** start Supplied material **
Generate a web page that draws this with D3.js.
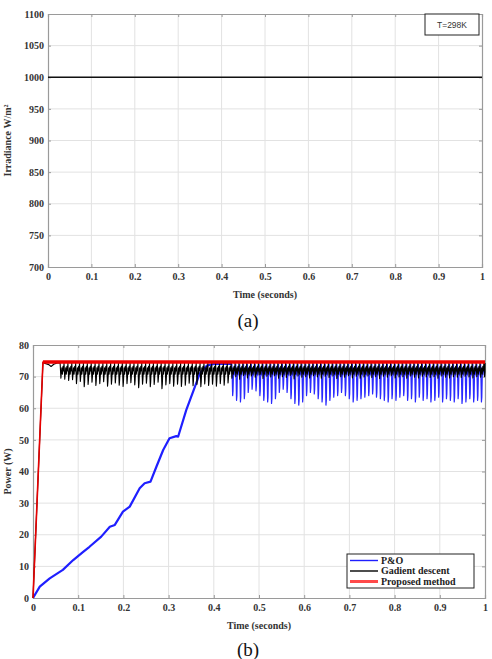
<!DOCTYPE html>
<html>
<head>
<meta charset="utf-8">
<script src="https://cdn.jsdelivr.net/npm/d3@7"></script>
<style>
  body { margin: 0; background: #fff; }
  svg text { font-family: "Liberation Serif", "DejaVu Serif", "Times New Roman", serif !important; }
  svg text.sans { font-family: "Liberation Sans", "DejaVu Sans", Arial, sans-serif !important; }
</style>
</head>
<body>
<div id="container"></div>
<script>
// ---- data ----
const timeTicks = [0, 0.1, 0.2, 0.3, 0.4, 0.5, 0.6, 0.7, 0.8, 0.9, 1];
const irrTicks = [700, 750, 800, 850, 900, 950, 1000, 1050, 1100];
const powerTicks = [0, 10, 20, 30, 40, 50, 60, 70, 80];

// irradiance, constant
const irrT = [0, 1];
const irrV = [1000, 1000];

// proposed method
const propT = [0, 0.022, 1];
const propP = [0, 74.6, 74.6];

// gradient descent: ramp, small dip, then spikes every 0.0086 s from 0.06 s
const gdStartT = [0, 0.022, 0.035, 0.04, 0.046, 0.055];
const gdStartP = [0, 74.4, 73.8, 73.2, 73.9, 74.4];
const gdSpikeStart = 0.06;
const gdSpikeStep = 0.0086;
const gdPeak = 74.3;
const gdTrough = [
  69.5, 69.2, 68.8, 69.0, 67.8, 68.5, 66.8, 67.5, 68.2, 67.2,
  67.8, 68.4, 67.0, 67.6, 68.0, 67.3, 66.9, 67.8, 68.1, 67.4,
  66.5, 67.6, 67.9, 66.8, 67.5, 68.2, 66.2, 67.4, 67.8, 67.0,
  67.6, 66.9, 67.3, 67.9, 67.1, 67.5, 66.8, 67.7, 67.2, 67.6,
  67.0, 67.8, 67.3, 68.0, 69.5, 70.0, 69.2, 70.4, 69.6, 70.2,
  69.8, 70.5, 69.4, 70.1, 69.9, 70.3, 69.5, 70.0, 69.7, 70.4,
  69.3, 70.2, 69.8, 70.0, 69.6, 70.3, 69.9, 69.5, 70.1, 69.7,
  70.2, 69.4, 70.0, 69.8, 70.3, 69.6, 70.1, 69.5, 69.9, 70.2,
  69.7, 70.0, 69.4, 70.1, 69.8, 70.3, 69.6, 69.9, 70.0, 69.5,
  70.2, 69.8, 69.6, 70.1, 69.9, 69.7, 70.0, 69.5, 70.2, 69.8,
  69.6, 70.0, 69.8, 69.7, 70.1, 69.9, 69.6, 70.0, 69.8, 70.0
];

// P&O: slow ramp, then oscillation from 0.44 s
const poRampT = [0, 0.015, 0.037, 0.066, 0.089, 0.111, 0.125, 0.151, 0.170, 0.181,
  0.199, 0.214, 0.236, 0.247, 0.260, 0.273, 0.288, 0.302, 0.317, 0.321,
  0.339, 0.361, 0.369, 0.385, 0.40, 0.44];
const poRampP = [0, 3.6, 6.2, 8.9, 12.0, 14.6, 16.2, 19.4, 22.5, 23.1,
  27.3, 28.9, 34.7, 36.3, 36.8, 41.5, 46.8, 50.5, 51.2, 51.0,
  59.4, 67.9, 71.0, 73.5, 74.0, 74.0];
const poSpikeStart = 0.44;
const poSpikeStep = 0.0086;
const poPeak = 74.0;
const poTrough = [
  64.0, 62.5, 62.0, 63.0, 65.0, 66.0, 65.5, 64.0, 62.5, 62.0,
  61.5, 63.0, 65.0, 66.0, 65.0, 63.0, 61.5, 61.0, 62.0, 64.0,
  65.0, 64.5, 63.0, 62.0, 61.0, 62.5, 63.5, 64.0, 65.0, 64.0,
  63.0, 62.0, 62.5, 63.0, 63.5, 64.0, 64.5, 63.5, 63.0, 62.5,
  62.0, 63.0, 62.5, 63.5, 64.0, 62.5, 63.0, 62.0, 63.5, 62.5,
  63.0, 62.0, 62.5, 63.5, 62.0, 63.0, 62.5, 62.0, 63.0, 61.5,
  62.0, 63.0, 62.0, 62.5, 62.0, 61.5
];

const legendNames = ["P&O", "Gadient descent", "Proposed method"];
const legendColors = ["#1f1fff", "#000", "#ff4a4a"];

// ---- build series ----
// one spike per step: drop to the trough, recover, then a dense ripple band near the top
function spikes(startT, step, peak, troughs) {
  const out = [];
  troughs.forEach((tr, i) => {
    const t0 = startT + i * step;
    out.push([t0, peak], [t0 + step * 0.2, tr], [t0 + step * 0.3, tr + 1.5],
      [t0 + step * 0.45, peak - 1.5], [t0 + step * 0.6, peak - 3.5],
      [t0 + step * 0.75, peak - 1], [t0 + step * 0.9, peak - 2.5]);
  });
  return out;
}

const irrData = irrT.map((t, i) => [t, irrV[i]]);
const propData = propT.map((t, i) => [t, propP[i]]);
const gdData = gdStartT.map((t, i) => [t, gdStartP[i]])
  .concat(spikes(gdSpikeStart, gdSpikeStep, gdPeak, gdTrough))
  .filter(d => d[0] <= 1);
gdData.push([1, gdPeak]);
const poRamp = poRampT.map((t, i) => [t, poRampP[i]]);
const poOsc = spikes(poSpikeStart, poSpikeStep, poPeak, poTrough).filter(d => d[0] <= 1);
poOsc.push([1, poPeak]);

// ---- drawing ----
const W = 492, H = 659;
const svg = d3.select("#container").append("svg")
  .attr("width", W).attr("height", H);

function panel(box, yDomain, yTicks, yLabel) {
  const x = d3.scaleLinear().domain([0, 1]).range([box.left, box.right]);
  const y = d3.scaleLinear().domain(yDomain).range([box.bottom, box.top]);
  const g = svg.append("g");

  // grid
  g.append("g").selectAll("line").data(timeTicks.slice(1, -1)).join("line")
    .attr("x1", d => x(d)).attr("x2", d => x(d))
    .attr("y1", box.top).attr("y2", box.bottom)
    .attr("stroke", "#e2e2e2").attr("stroke-width", 1);
  g.append("g").selectAll("line").data(yTicks.slice(1, -1)).join("line")
    .attr("y1", d => y(d)).attr("y2", d => y(d))
    .attr("x1", box.left).attr("x2", box.right)
    .attr("stroke", "#e2e2e2").attr("stroke-width", 1);

  // axes (MATLAB style, ticks inward)
  const xa = d3.axisBottom(x).tickValues(timeTicks).tickSize(-3).tickPadding(6)
    .tickFormat(d => d === 0 ? "0" : d === 1 ? "1" : d3.format(".1f")(d));
  const ya = d3.axisLeft(y).tickValues(yTicks).tickSize(-3).tickPadding(4).tickFormat(d3.format("d"));
  const gx = g.append("g").attr("transform", `translate(0,${box.bottom})`).call(xa);
  const gy = g.append("g").attr("transform", `translate(${box.left},0)`).call(ya);
  g.append("g").attr("transform", `translate(0,${box.top})`)
    .call(d3.axisTop(x).tickValues(timeTicks).tickSize(-3).tickFormat(""));
  g.append("g").attr("transform", `translate(${box.right},0)`)
    .call(d3.axisRight(y).tickValues(yTicks).tickSize(-3).tickFormat(""));
  g.selectAll(".domain").attr("stroke", "#9a9a9a").attr("stroke-width", 1.2);
  g.selectAll(".tick line").attr("stroke", "#9a9a9a");
  [gx, gy].forEach(a => a.selectAll("text")
    .attr("font-weight", "bold").attr("font-size", 10).attr("fill", "#333"));

  g.append("text")
    .attr("x", (box.left + box.right) / 2).attr("y", box.bottom + 31)
    .attr("text-anchor", "middle").attr("font-weight", "bold")
    .attr("font-size", 10).attr("fill", "#333").text("Time (seconds)");
  g.append("text")
    .attr("transform", `translate(11,${(box.top + box.bottom) / 2}) rotate(-90)`)
    .attr("text-anchor", "middle").attr("font-weight", "bold")
    .attr("font-size", 10).attr("fill", "#333").text(yLabel);

  const line = d3.line().x(d => x(d[0])).y(d => y(d[1]));
  return { x, y, g, line };
}

// (a) irradiance
const pa = panel({ left: 48, right: 482, top: 14, bottom: 267 }, [700, 1100], irrTicks, "Irradiance W/m²");
pa.g.append("path").datum(irrData).attr("d", pa.line)
  .attr("fill", "none").attr("stroke", "#111").attr("stroke-width", 1.5);
pa.g.append("rect").attr("x", 425).attr("y", 14).attr("width", 54).attr("height", 21)
  .attr("fill", "#fff").attr("stroke", "#222").attr("stroke-width", 1);
pa.g.append("text").attr("class", "sans").attr("x", 452).attr("y", 28).attr("text-anchor", "middle")
  .attr("font-size", 8.5).attr("fill", "#333").text("T=298K");
svg.append("text").attr("x", 248).attr("y", 327).attr("text-anchor", "middle")
  .attr("font-size", 19).attr("fill", "#111").text("(a)");

// (b) power
const pb = panel({ left: 33, right: 485, top: 345, bottom: 598 }, [0, 80], powerTicks, "Power (W)");
const series = [
  { data: poRamp, color: "#1f1fff", w: 2.2 },
  { data: poOsc, color: "#2a2aff", w: 1.2 },
  { data: gdData, color: "#000", w: 1.1 },
  { data: propData, color: "#e80000", w: 1.6 },
  { data: propData.slice(1), color: "#ee0000", w: 3.5 }
];
pb.g.append("g").selectAll("path").data(series).join("path")
  .attr("d", d => pb.line(d.data))
  .attr("fill", "none").attr("stroke", d => d.color).attr("stroke-width", d => d.w)
  .attr("stroke-linejoin", "round");

// legend
const lg = pb.g.append("g").attr("transform", "translate(347,554)");
lg.append("rect").attr("width", 127).attr("height", 34)
  .attr("fill", "#fff").attr("stroke", "#222").attr("stroke-width", 1);
legendNames.forEach((name, i) => {
  const yy = 6.5 + i * 10.5;
  lg.append("line").attr("x1", 3).attr("x2", 31).attr("y1", yy).attr("y2", yy)
    .attr("stroke", legendColors[i]).attr("stroke-width", i === 2 ? 3 : 1.4);
  lg.append("text").attr("x", 34).attr("y", yy + 3.3)
    .attr("font-weight", "bold").attr("font-size", 10).attr("fill", "#222").text(name);
});
svg.append("text").attr("x", 248).attr("y", 656).attr("text-anchor", "middle")
  .attr("font-size", 19).attr("fill", "#111").text("(b)");
</script>
</body>
</html>
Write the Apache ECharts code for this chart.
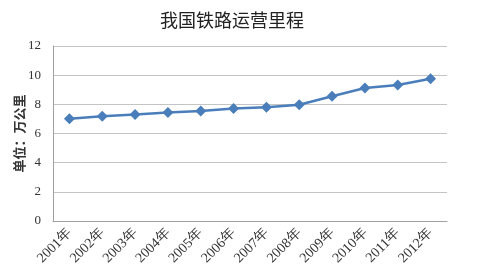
<!DOCTYPE html>
<html><head><meta charset="utf-8">
<script src="https://cdn.jsdelivr.net/npm/echarts@6/dist/echarts.min.js"></script>
<style>html,body{margin:0;padding:0;background:#fff}#c{width:477px;height:275px}</style>
</head><body><div id="c"></div>
<script>
const categories = ['2001年','2002年','2003年','2004年','2005年','2006年','2007年','2008年','2009年','2010年','2011年','2012年'];
const mileage = [7.01, 7.19, 7.30, 7.44, 7.54, 7.71, 7.80, 7.97, 8.55, 9.12, 9.32, 9.76];
const title = '我国铁路运营里程';
const yName = '单位：万公里';

const chart = echarts.init(document.getElementById('c'));
chart.setOption({
  animation: false,
  title: {text: title, left: 227, top: 6, textAlign: 'center',
    textStyle: {fontFamily: 'Noto Sans CJK SC', fontSize: 18, fontWeight: 'normal', color: '#222'}},
  grid: {left: 53, right: 30, top: 46, bottom: 54, outerBoundsMode: 'none', containLabel: false},
  xAxis: {type: 'category', data: categories, boundaryGap: true,
    axisLine: {lineStyle: {color: '#a0a0a0'}},
    axisTick: {show: false},
    axisLabel: {rotate: 45, interval: 0, fontFamily: 'Liberation Serif', fontSize: 14, color: '#333', margin: 10}},
  yAxis: {type: 'value', min: 0, max: 12, interval: 2,
    name: yName, nameLocation: 'middle', nameGap: 27, nameRotate: 90, nameMoveOverlap: false,
    nameTextStyle: {fontFamily: 'Noto Sans CJK SC', fontSize: 13, fontWeight: 'bold', color: '#333'},
    axisLine: {show: true, lineStyle: {color: '#a0a0a0'}},
    axisTick: {show: false},
    splitLine: {lineStyle: {color: '#c4c4c4'}},
    axisLabel: {fontFamily: 'Liberation Serif', fontSize: 13, color: '#333', margin: 12}},
  series: [{type: 'line', data: mileage, symbol: 'diamond', symbolSize: 11,
    lineStyle: {color: '#4a7ebb', width: 2.5},
    itemStyle: {color: '#4a7ebb'}}]
});
</script></body></html>
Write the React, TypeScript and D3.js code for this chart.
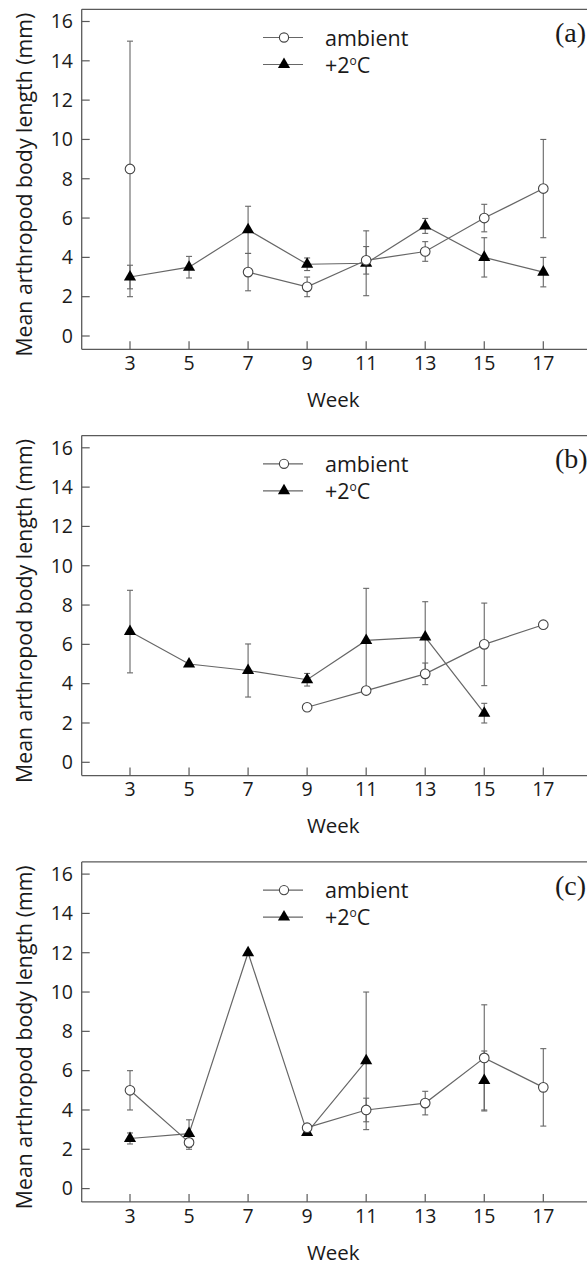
import React from 'react';
import * as d3 from 'd3';

// ---- data ----
const weeks = [3, 5, 7, 9, 11, 13, 15, 17];
const yTicks = [0, 2, 4, 6, 8, 10, 12, 14, 16];
const panelLabels = ['(a)', '(b)', '(c)'];
const seriesNames = ['ambient', '+2'];

const ambientA = [8.5, null, 3.25, 2.5, 3.85, 4.3, 6.0, 7.5];
const ambientErrA = [6.5, null, 0.95, 0.5, 0.7, 0.5, 0.7, 2.5];
const warmA = [3.0, 3.5, 5.4, 3.65, 3.7, 5.6, 4.0, 3.25];
const warmErrA = [0.6, 0.55, 1.2, 0.32, 1.65, 0.38, 1.0, 0.75];

const ambientB = [null, null, null, 2.8, 3.65, 4.5, 6.0, 7.0];
const ambientErrB = [null, null, null, 0, 0, 0.55, 2.1, 0];
const warmB = [6.65, 5.0, 4.67, 4.2, 6.2, 6.37, 2.5, null];
const warmErrB = [2.1, 0, 1.35, 0.32, 2.65, 1.8, 0.5, null];

const ambientC = [5.0, 2.35, null, 3.1, 4.0, 4.35, 6.65, 5.15];
const ambientErrC = [1.0, 0.35, null, 0, 0.6, 0.6, 2.7, 1.97];
const warmC = [2.55, 2.8, 12.0, 2.85, 6.5, null, 5.5, null];
const warmErrC = [0.28, 0.7, 0, 0, 3.5, null, 1.5, null];

const panels = [
  { label: panelLabels[0], amb: ambientA, ambErr: ambientErrA, warm: warmA, warmErr: warmErrA },
  { label: panelLabels[1], amb: ambientB, ambErr: ambientErrB, warm: warmB, warmErr: warmErrB },
  { label: panelLabels[2], amb: ambientC, ambErr: ambientErrC, warm: warmC, warmErr: warmErrC },
];

// ---- layout ----
const W = 587;
const H = 1265;
const PANEL_STEP = 426.3;
const AXIS_X = 81.7;
const FRAME_TOP = 9.3;
const AXIS_BOTTOM = 349.3;
const SANS = "'Open Sans', 'Noto Sans', sans-serif";
const SERIF = "'Liberation Serif', 'Times New Roman', serif";
const AXIS_COLOR = '#5a5a5a';
const LINE_COLOR = '#666';
const TEXT_COLOR = '#1a1a1a';

const x = d3.scaleLinear().domain([3, 17]).range([130, 543.3]);
const y = d3.scaleLinear().domain([0, 16]).range([336, 21.5]);

const triPath = d3.symbol(d3.symbolTriangle, 64)();

type Pt = { w: number; v: number | null; e: number | null };

function toPts(vals: (number | null)[], errs: (number | null)[]): Pt[] {
  return weeks.map((w, i) => ({ w, v: vals[i], e: errs[i] }));
}

const lineGen = d3
  .line<Pt>()
  .defined((d) => d.v != null)
  .x((d) => x(d.w))
  .y((d) => y(d.v as number));

function ErrorBars({ pts }: { pts: Pt[] }) {
  return (
    <g stroke={LINE_COLOR} strokeWidth={1.1}>
      {pts
        .filter((d) => d.v != null && d.e != null && (d.e as number) > 0)
        .map((d, i) => {
          const cx = x(d.w);
          const y1 = y((d.v as number) + (d.e as number));
          const y2 = y((d.v as number) - (d.e as number));
          return (
            <g key={i}>
              <line x1={cx} x2={cx} y1={y1} y2={y2} />
              <line x1={cx - 3} x2={cx + 3} y1={y1} y2={y1} />
              <line x1={cx - 3} x2={cx + 3} y1={y2} y2={y2} />
            </g>
          );
        })}
    </g>
  );
}

function Panel({ idx }: { idx: number }) {
  const p = panels[idx];
  const amb = toPts(p.amb, p.ambErr);
  const warm = toPts(p.warm, p.warmErr);
  const legX1 = 263;
  const legX2 = 303;
  const legM = 284;
  const row1 = 37.5;
  const row2 = 64.5;
  return (
    <g transform={`translate(0, ${idx * PANEL_STEP})`}>
      {/* frame */}
      <g stroke={AXIS_COLOR} strokeWidth={1.3} fill="none">
        <line x1={AXIS_X} x2={W + 20} y1={FRAME_TOP} y2={FRAME_TOP} />
        <line x1={AXIS_X} x2={W + 20} y1={AXIS_BOTTOM} y2={AXIS_BOTTOM} />
        <line x1={AXIS_X} x2={AXIS_X} y1={FRAME_TOP} y2={AXIS_BOTTOM} />
      </g>
      {/* y ticks */}
      <g>
        {yTicks.map((t) => (
          <g key={t}>
            <line x1={AXIS_X} x2={AXIS_X + 8} y1={y(t)} y2={y(t)} stroke={AXIS_COLOR} strokeWidth={1.2} />
            <text x={73} y={y(t) + 6.8} textAnchor="end" fontFamily={SANS} fontSize={19.5} fill={TEXT_COLOR}>
              {t}
            </text>
          </g>
        ))}
      </g>
      {/* x ticks */}
      <g>
        {weeks.map((w) => (
          <g key={w}>
            <line x1={x(w)} x2={x(w)} y1={AXIS_BOTTOM} y2={AXIS_BOTTOM - 8} stroke={AXIS_COLOR} strokeWidth={1.2} />
            <text x={x(w)} y={370} textAnchor="middle" fontFamily={SANS} fontSize={19.5} fill={TEXT_COLOR}>
              {w}
            </text>
          </g>
        ))}
      </g>
      {/* axis titles */}
      <text x={333.3} y={407} textAnchor="middle" fontFamily={SANS} fontSize={20.5} fill={TEXT_COLOR}>
        Week
      </text>
      <text
        transform={`translate(31.7, 184.7) rotate(-90)`}
        textAnchor="middle"
        fontFamily={SANS}
        fontSize={21.3}
        fill={TEXT_COLOR}
      >
        Mean arthropod body length (mm)
      </text>
      {/* panel label */}
      <text x={555} y={42} fontFamily={SERIF} fontSize={28} fill={TEXT_COLOR}>
        {p.label}
      </text>
      {/* legend */}
      <g>
        <line x1={legX1} x2={legX2} y1={row1} y2={row1} stroke={LINE_COLOR} strokeWidth={1.2} />
        <circle cx={legM} cy={row1} r={4.6} fill="#fff" stroke="#444" strokeWidth={1.1} />
        <text x={325} y={row1 + 8} fontFamily={SANS} fontSize={21.5} fill={TEXT_COLOR}>
          {seriesNames[0]}
        </text>
        <line x1={legX1} x2={legX2} y1={row2} y2={row2} stroke={LINE_COLOR} strokeWidth={1.2} />
        <path d={triPath as string} transform={`translate(${legM}, ${row2})`} fill="#000" />
        <text x={325} y={row2 + 8} fontFamily={SANS} fontSize={21.5} fill={TEXT_COLOR}>
          {seriesNames[1]}
          <tspan fontSize={12} dy={-8}>o</tspan>
          <tspan dy={8}>C</tspan>
        </text>
      </g>
      {/* error bars */}
      <ErrorBars pts={warm} />
      <ErrorBars pts={amb} />
      {/* lines */}
      <path d={lineGen(warm) as string} fill="none" stroke={LINE_COLOR} strokeWidth={1.2} />
      <path d={lineGen(amb) as string} fill="none" stroke={LINE_COLOR} strokeWidth={1.2} />
      {/* markers */}
      {warm
        .filter((d) => d.v != null)
        .map((d) => (
          <path key={`t${d.w}`} d={triPath as string} transform={`translate(${x(d.w)}, ${y(d.v as number)})`} fill="#000" />
        ))}
      {amb
        .filter((d) => d.v != null)
        .map((d) => (
          <circle key={`c${d.w}`} cx={x(d.w)} cy={y(d.v as number)} r={4.8} fill="#fff" stroke="#444" strokeWidth={1.1} />
        ))}
    </g>
  );
}

export default function App() {
  return (
    <svg
      width={W}
      height={H}
      viewBox={`0 0 ${W} ${H}`}
      style={{ position: 'absolute', left: 0, top: 0, background: '#fff', display: 'block' }}
    >
      <rect x={0} y={0} width={W} height={H} fill="#fff" />
      {panels.map((_, i) => (
        <Panel key={i} idx={i} />
      ))}
    </svg>
  );
}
** end Supplied material **
Above are the records; copy exactly the lines from the one with "Write the React, TypeScript" through the one with "import * as d3 from 'd3';", including both, and nothing more. Leave out pictures.

Write the React, TypeScript and D3.js code for this chart.
import React from 'react';
import * as d3 from 'd3';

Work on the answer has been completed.